Abstract

Abstract Sheet-like turbidite packets and channel-overbank systems are interpreted to be major components of submarine fans. Spatial and temporal relationships between the two major components, however, are not yet clearly understood, in particular for sand-dominated submarine fans in active-margin basins. Three-dimensional outcrop analysis of an ancient sandy submarine fan succession in a Late Miocene–Early Pliocene forearc basin on the Boso Peninsula, Japan, together with mapping of chronostratigraphic markers defined by volcanic ash beds, indicates that deposition of sheet-like turbidite packets was intimately associated with the lateral migration of depocenters of channel-overbank systems and distinct entrenchment of fan channels in response to upfan avulsion.
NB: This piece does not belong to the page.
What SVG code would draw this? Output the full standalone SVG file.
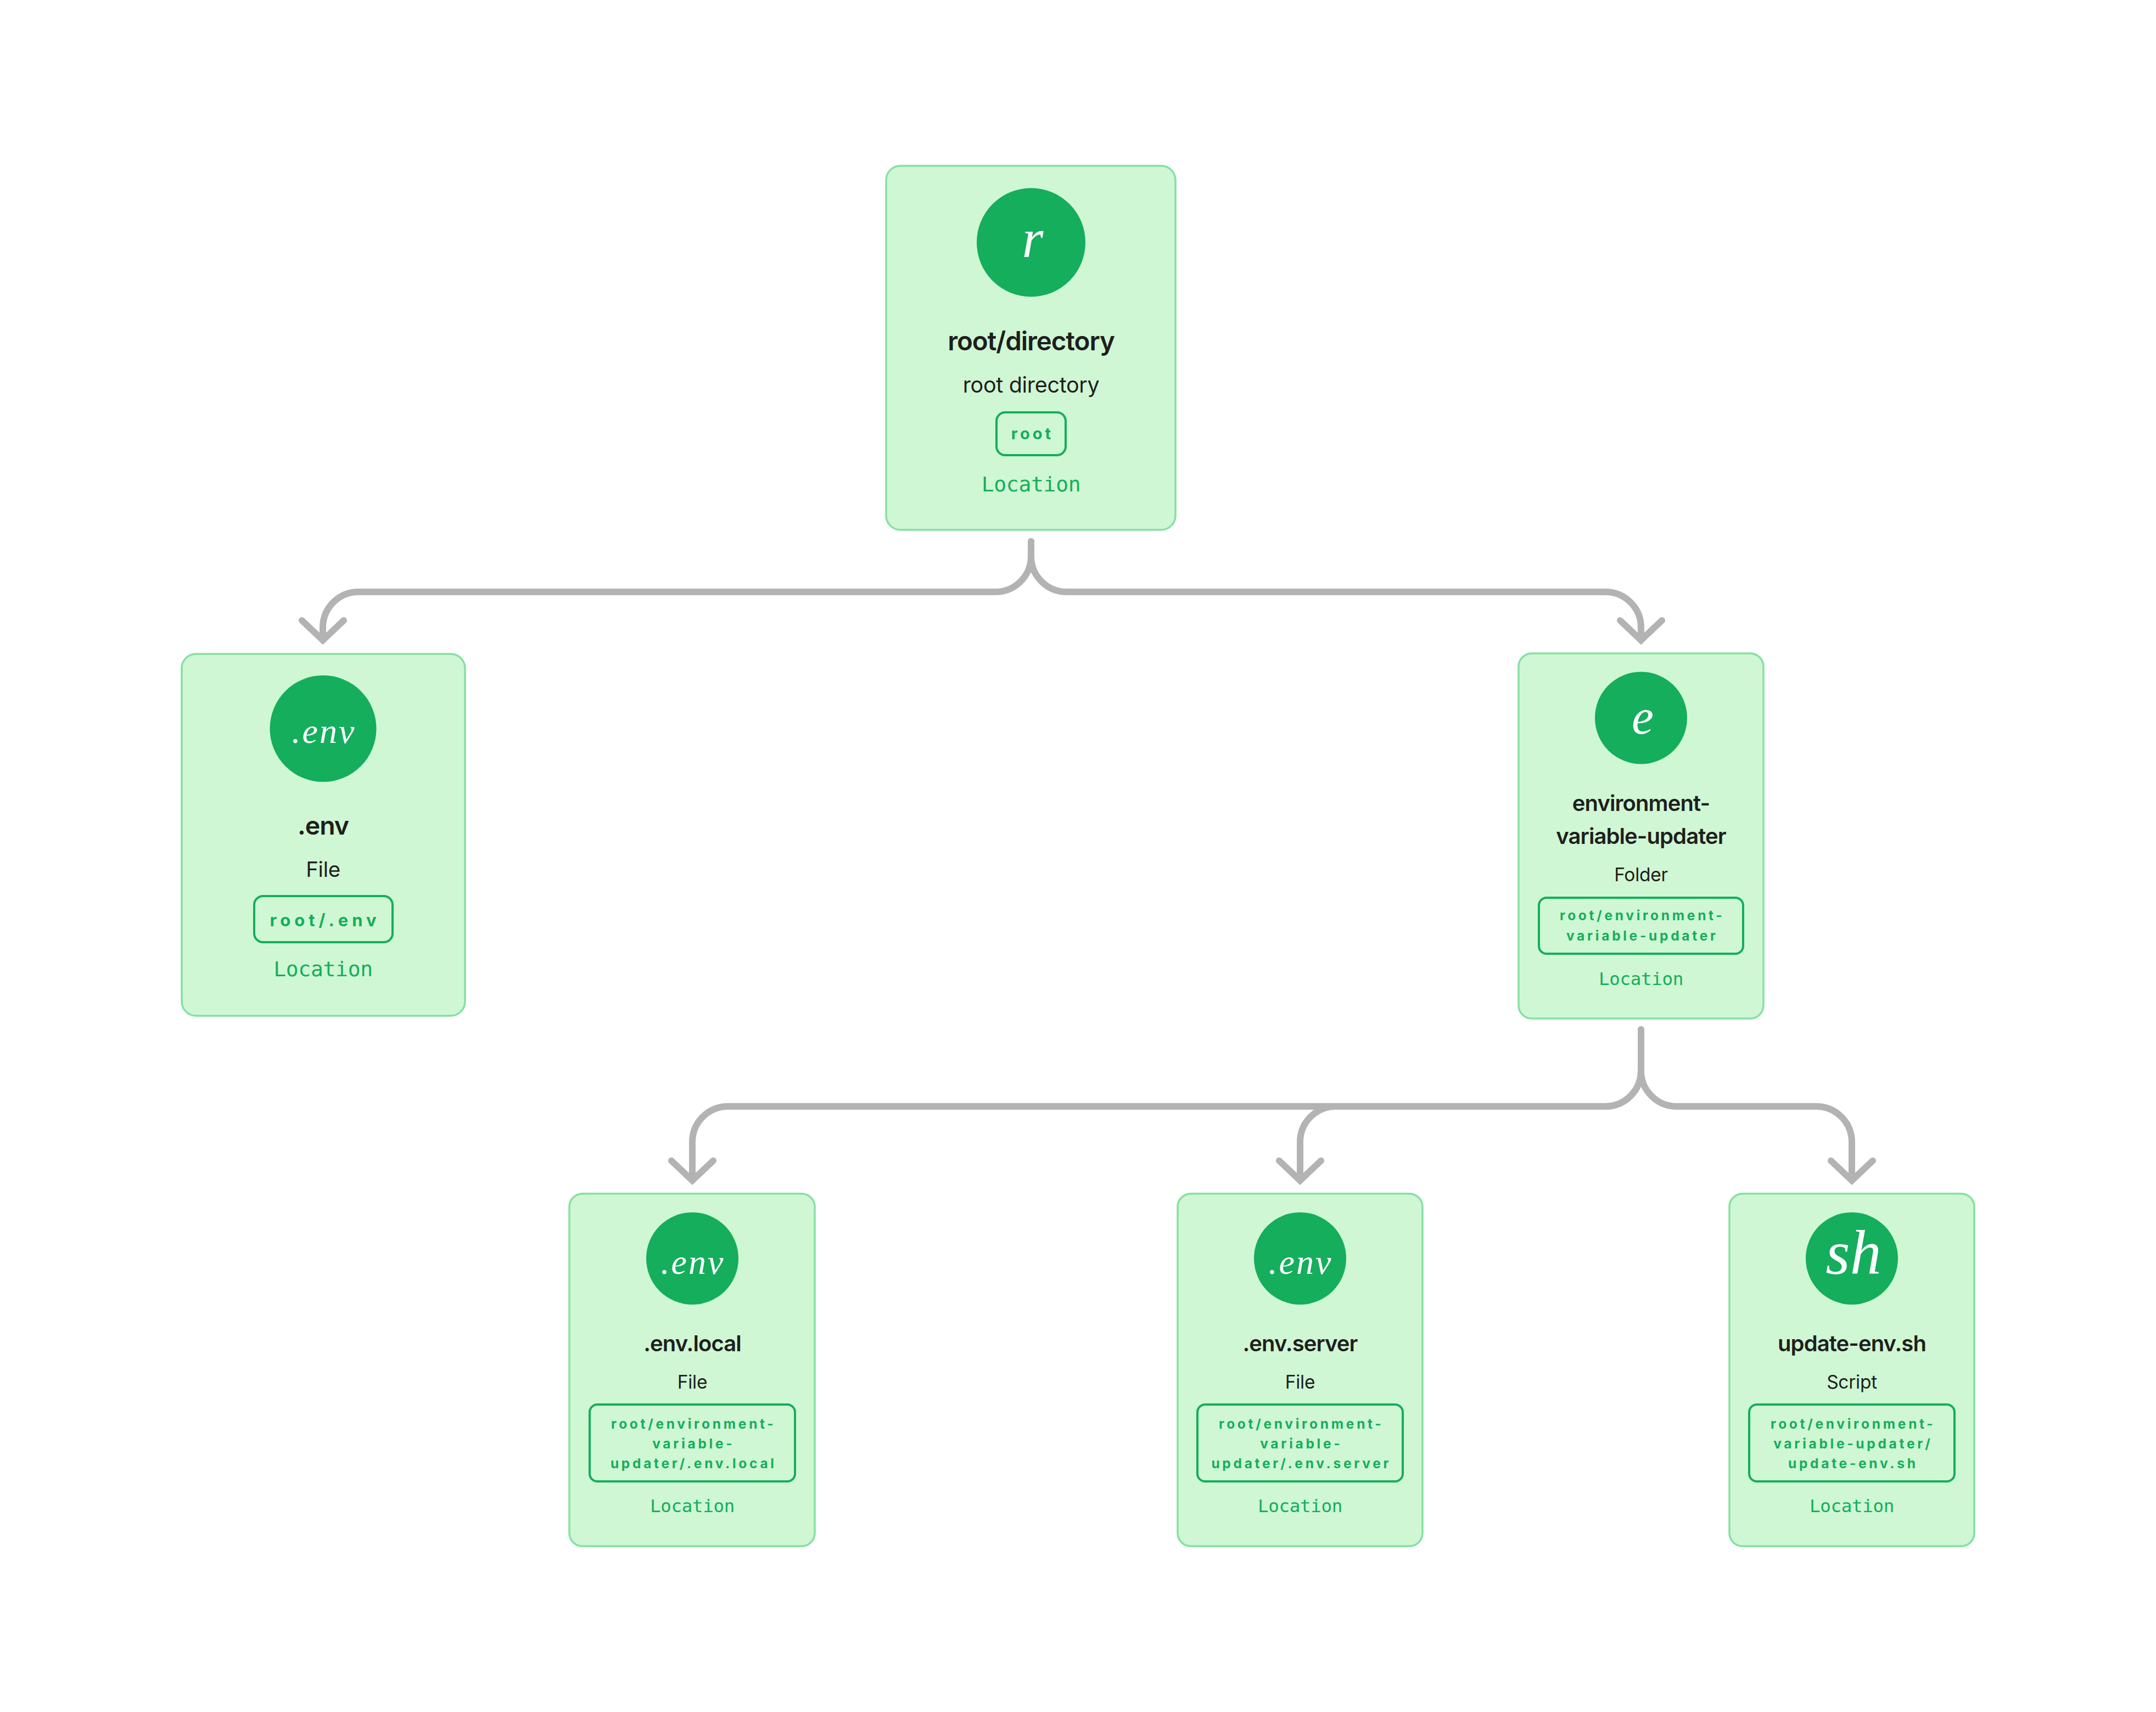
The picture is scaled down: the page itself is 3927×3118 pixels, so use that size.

Deposition of a sheet-like turbidite packet is not restricted in a single interchannel low, but rather is spread out over most of the channel-overbank area, possibly reflecting the high width to depth ratio of channel-overbank systems on sandy submarine fans. Largely contemporaneous deposition of sheet-like turbidite packets and channel-overbank systems further indicates that the “basin-floor fan” and “slope fan” of the sequence-stratigraphic model do not necessarily characterize different parts of a relative sea-level lowstand or temporally different types of depositional systems.